Both parties expect to sign the deﬁnitive agreement in July.
The fresh cash injection means the troubled 30-year-old Proton brand gains a stay of execution, and can even potentially one day spin off a more premium sub-brand similar to the Geely-owned Lync and Co that will use Volvo’s latest compact modular architecture underpinnings to build luxury SUVs.
The deal also gives Geely access to all the background work on attempts to hybridise the Lotus platform, an idea foreshadowed by five stillborn concept cars including a reborn Evora that were revealed in 2010 and something of an area of expertise for Volvo.
The cash-heavy Geely – last year it attracted $US400 million to help it build electric taxis in the first-ever foreign fundraiser by a Chinese car maker – will also gain instant access to key south-east Asian markets, as well as tapping into the Proton/Lotus research and development centres, and manufacturing facilities.
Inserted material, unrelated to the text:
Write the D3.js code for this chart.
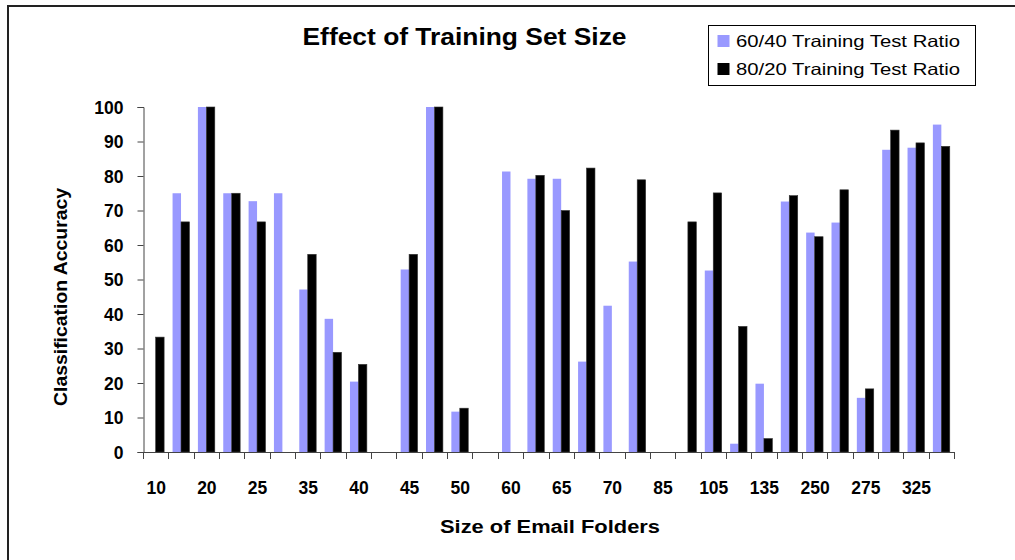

Proton is in something of a holding pattern in Australia as its stockpile of 2016-plated cars – built before more strict emissions standards for petrol engines were introduced late last year – dwindles. Last month it sold a single car here.
It still lists the Suprima S hatch, Preve sedan and Exora seven-seat people mover-styled wagon as on sale.
Geely recently announced a new set of architectures that will underpin future Volvo-badged models, including small and larger scalable platforms.
The Scalable Product Architecture platform, designed for large cars, has already arrived as the new XC90 SUV and S90 sedan range.
The Compact Modular Architecture is expected to make its debut beneath Volvo’s new XC40 crossover, a car previewed by the 40.1 concept unveiled late last year.